В целом - не проект, а раздолье для интерпретаторов. Подозрительный историк архитектуры при взгляде на "Полевой стан" мог бы решить, что художники с Угры концептуально посмеялись над российским великодержавным пятиглавием. Любители исторических мистификаций вроде тех, что считают этрусков русскими, тоже нашли бы здесь много интересного. Они просто обязаны были заключить, что негры - это те же русские, только очень загорелые, потому как и "кибитка", и "трамвай", и "юрта", и "боинг" и прочие бунгалообразные сооруженьица страсть как напоминают плетеные домишки африканских племен. Ищущий русскую национальную идею непременно обрел бы ее тут, особенно после пары стаканчиков привезенного с Угры самогона. Тот, кому в каждой вертикали мерещится фаллос, обнаружил бы с десяток подтверждений идеям о фаллоцентричности народных культур. А я так скажу: ну и пусть. Потому что "Арт-базар" - проект благорасположенный к человеку, даже если он любитель интерпретаций. В нем красной нитью, лейтмотивом, главной темой протянулась цепочка "привиделось-сделал-сам в восторге". И вообще, кто скажет, что купол - это не стог сена, пусть к нам на сеновал не приходит.
О пользе изящных искусств
На самом деле главным роялем в кустах на фестивале оказался все же не какой-то проект или арт-объект, а ощущение необыкновенной полезности всего, что там было выставлено. Полезности в самом простом, можно сказать, обывательском смысле. Судите сами.

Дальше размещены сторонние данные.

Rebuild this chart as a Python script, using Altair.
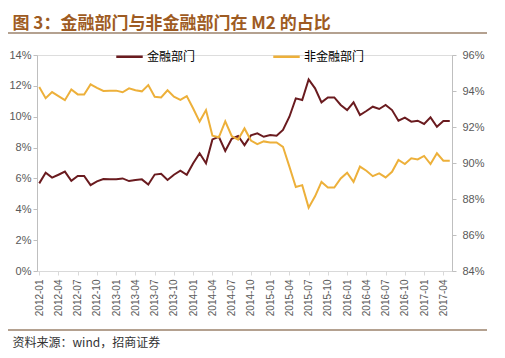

Окажись впечатлительное существо в клязьминском пансионате неделей раньше, его психика надорвалась бы от созерцания убожества советского образца. В период "Арт-Клязьмы" художники это убожество обыграли так, что смешно было все время. Плакат "Их разыскивают" с "плохонькими" черно-белыми фотками Кулика и не менее известных двигателей нашего художественного процесса, "полинявшая" до зелени (такой сам бог велел висеть на обшарпанных стенах) реклама кока-колы, придурковатая "Доска почета пансионата", строившая рожи всем проходящим мимо, постоянно текущее в неподходящем месте нечто (вечно дырявая труба?), "музейные" аудиопрогулки по территории пансионата Ольги Егоровой (Цапли) - что это, как не символ победы искусства над разрухой?

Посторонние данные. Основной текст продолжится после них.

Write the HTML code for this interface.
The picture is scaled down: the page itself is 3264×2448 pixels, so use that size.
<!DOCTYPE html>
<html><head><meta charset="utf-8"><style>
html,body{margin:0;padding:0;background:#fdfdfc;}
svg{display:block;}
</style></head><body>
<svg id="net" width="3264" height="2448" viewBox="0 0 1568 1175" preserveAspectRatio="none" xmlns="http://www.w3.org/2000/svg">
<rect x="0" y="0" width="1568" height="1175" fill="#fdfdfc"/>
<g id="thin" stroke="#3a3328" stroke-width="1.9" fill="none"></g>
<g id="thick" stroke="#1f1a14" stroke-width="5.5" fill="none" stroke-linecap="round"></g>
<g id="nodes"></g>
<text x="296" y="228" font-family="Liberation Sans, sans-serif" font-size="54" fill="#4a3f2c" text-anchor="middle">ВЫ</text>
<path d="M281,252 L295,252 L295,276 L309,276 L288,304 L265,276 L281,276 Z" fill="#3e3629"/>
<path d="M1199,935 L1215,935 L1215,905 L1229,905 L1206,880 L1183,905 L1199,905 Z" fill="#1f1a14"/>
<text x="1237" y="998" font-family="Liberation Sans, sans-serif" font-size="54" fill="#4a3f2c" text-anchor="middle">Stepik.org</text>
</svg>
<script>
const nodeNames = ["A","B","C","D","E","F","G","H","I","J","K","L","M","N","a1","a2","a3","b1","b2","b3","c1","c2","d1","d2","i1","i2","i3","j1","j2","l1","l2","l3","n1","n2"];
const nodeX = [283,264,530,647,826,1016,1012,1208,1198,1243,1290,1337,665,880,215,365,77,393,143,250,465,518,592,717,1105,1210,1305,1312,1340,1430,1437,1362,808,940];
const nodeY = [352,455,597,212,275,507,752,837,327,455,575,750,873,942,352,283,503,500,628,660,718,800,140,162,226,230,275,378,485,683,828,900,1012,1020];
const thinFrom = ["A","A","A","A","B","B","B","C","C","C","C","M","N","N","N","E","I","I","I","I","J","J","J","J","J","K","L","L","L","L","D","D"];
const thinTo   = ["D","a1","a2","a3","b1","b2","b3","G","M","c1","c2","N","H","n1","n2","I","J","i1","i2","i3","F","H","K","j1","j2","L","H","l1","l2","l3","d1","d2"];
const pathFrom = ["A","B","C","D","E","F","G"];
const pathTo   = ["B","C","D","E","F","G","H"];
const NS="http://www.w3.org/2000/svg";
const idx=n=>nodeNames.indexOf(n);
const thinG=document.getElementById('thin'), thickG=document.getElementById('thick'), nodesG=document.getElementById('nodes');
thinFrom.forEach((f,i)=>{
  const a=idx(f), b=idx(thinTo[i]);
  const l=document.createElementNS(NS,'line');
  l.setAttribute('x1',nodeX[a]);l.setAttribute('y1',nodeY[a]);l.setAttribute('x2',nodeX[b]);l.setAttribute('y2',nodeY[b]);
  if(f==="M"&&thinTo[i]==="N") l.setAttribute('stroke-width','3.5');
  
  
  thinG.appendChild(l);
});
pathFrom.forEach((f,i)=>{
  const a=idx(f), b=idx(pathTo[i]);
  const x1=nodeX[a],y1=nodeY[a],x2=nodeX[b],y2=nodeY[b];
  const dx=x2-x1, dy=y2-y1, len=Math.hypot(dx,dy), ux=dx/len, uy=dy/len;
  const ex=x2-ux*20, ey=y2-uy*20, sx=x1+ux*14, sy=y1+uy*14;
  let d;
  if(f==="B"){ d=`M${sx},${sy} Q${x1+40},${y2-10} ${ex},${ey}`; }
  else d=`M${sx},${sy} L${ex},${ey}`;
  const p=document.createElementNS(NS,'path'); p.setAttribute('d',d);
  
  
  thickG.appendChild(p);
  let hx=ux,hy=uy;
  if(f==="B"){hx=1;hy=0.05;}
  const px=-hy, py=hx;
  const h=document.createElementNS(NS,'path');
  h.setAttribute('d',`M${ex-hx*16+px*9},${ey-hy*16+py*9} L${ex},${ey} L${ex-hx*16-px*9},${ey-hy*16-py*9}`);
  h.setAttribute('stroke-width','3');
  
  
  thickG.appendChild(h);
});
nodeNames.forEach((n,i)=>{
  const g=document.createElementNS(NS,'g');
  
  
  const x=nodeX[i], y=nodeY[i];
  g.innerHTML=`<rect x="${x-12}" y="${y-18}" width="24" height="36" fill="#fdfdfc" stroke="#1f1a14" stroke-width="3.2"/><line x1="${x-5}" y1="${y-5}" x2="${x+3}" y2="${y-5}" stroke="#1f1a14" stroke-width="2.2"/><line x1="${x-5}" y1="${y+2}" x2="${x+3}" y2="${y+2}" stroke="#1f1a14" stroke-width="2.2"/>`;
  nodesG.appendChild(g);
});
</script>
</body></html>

О глубоко практической пользе деревенского "Арт-базара" и говорить не приходится. Все дни фестиваля под куполами "Полевого стана" толпились все без разбору участники художественного процесса. Из "Амфоры", "Трамвая", "Кибитки" (я уж не говорю о "Гостинице") днем и ночью торчали чьи-то ноги и раздавались самые разнообразные звуки - от бесед об Аристотеле до романтических вздохов и от новых интерпретаций проекта до советских песен. Плетеные из прутьев фантазмы калужских крестьян послужили пристанищем многим беззаветно преданным современному искусству.

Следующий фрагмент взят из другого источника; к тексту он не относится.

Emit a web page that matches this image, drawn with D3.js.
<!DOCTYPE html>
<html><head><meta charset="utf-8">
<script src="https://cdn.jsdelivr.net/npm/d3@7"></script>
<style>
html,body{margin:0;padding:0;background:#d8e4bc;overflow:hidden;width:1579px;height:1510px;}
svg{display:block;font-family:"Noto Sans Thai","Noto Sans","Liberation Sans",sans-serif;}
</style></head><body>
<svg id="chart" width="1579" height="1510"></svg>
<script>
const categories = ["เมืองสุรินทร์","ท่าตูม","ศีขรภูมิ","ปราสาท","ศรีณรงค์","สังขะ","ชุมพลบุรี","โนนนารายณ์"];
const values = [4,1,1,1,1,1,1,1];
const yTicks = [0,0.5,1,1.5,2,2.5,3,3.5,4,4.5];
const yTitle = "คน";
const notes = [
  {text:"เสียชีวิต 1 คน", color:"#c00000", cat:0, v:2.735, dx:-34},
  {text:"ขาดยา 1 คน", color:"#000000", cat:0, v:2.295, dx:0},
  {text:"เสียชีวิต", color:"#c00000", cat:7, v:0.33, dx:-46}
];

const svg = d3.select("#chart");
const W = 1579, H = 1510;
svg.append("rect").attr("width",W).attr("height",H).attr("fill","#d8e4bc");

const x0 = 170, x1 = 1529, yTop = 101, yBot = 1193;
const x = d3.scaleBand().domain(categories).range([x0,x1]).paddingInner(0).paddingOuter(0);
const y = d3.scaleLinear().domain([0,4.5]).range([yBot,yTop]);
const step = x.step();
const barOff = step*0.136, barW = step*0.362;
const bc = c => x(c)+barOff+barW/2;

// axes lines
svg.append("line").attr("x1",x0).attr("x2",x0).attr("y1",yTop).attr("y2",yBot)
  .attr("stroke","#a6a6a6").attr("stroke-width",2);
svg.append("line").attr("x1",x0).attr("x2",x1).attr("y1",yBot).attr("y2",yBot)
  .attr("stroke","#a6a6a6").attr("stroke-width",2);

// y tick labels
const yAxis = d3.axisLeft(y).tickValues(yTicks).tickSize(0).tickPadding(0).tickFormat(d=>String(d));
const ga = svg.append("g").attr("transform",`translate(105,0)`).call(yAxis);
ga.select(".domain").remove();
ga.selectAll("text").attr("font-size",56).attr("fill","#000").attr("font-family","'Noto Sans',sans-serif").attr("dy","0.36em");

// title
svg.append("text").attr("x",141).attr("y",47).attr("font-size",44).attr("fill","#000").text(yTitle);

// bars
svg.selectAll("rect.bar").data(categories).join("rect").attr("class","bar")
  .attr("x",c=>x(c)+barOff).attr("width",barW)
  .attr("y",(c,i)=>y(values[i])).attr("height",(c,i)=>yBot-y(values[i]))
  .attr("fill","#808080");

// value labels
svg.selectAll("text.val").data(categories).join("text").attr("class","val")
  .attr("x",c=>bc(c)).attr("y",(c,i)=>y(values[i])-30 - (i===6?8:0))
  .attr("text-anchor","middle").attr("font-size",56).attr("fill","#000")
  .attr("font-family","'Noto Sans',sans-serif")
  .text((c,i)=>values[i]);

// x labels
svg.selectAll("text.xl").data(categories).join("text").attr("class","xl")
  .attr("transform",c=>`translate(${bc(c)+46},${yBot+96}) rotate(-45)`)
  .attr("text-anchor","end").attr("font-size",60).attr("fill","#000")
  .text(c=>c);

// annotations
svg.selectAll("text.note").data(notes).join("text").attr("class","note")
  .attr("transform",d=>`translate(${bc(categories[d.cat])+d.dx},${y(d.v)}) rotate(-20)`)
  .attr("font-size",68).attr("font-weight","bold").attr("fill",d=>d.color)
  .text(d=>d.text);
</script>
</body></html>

В конце концов, и арт-объектам вроде нежных металлических зарослей колокольчиков под названием "Шумел камыш", тех же берез, одетых в платья, выкрашенных краской, или вроде тени неземной синевы, упавшей на землю по желанию Кирцовой в мире уже давно нашли применение. Авангардно настроенные садовники поняли, что все это очень органично живет в природе, и включают их теперь в свои насаждения. И неравнодушные к городу архитекторы используют арт-объекты и инсталляции в своих проектах, потому как тоже не дураки - заметили, что современное искусство прекрасно ладит с городской средой. Поэтому так хочется в духе XVIII века написать что-нибудь высокопарное "о сугубой пользе изящных искусств для жизни человеческой". Ведь слет интересных арт-объектов на Клязьме - это здорово, это отлично, классно и достойно всяких похвал. Никто не говорит, что все они - бессмертные шедевры, но хорошего от них много. Так почему, возвращаясь с Клязьмы, попадаешь в город, где современного искусства днем с огнем не сыщешь? Ни на улице, ни в скверике, ни во дворике? Как будто железный занавес опустился между Мытищинским районом и МКАД.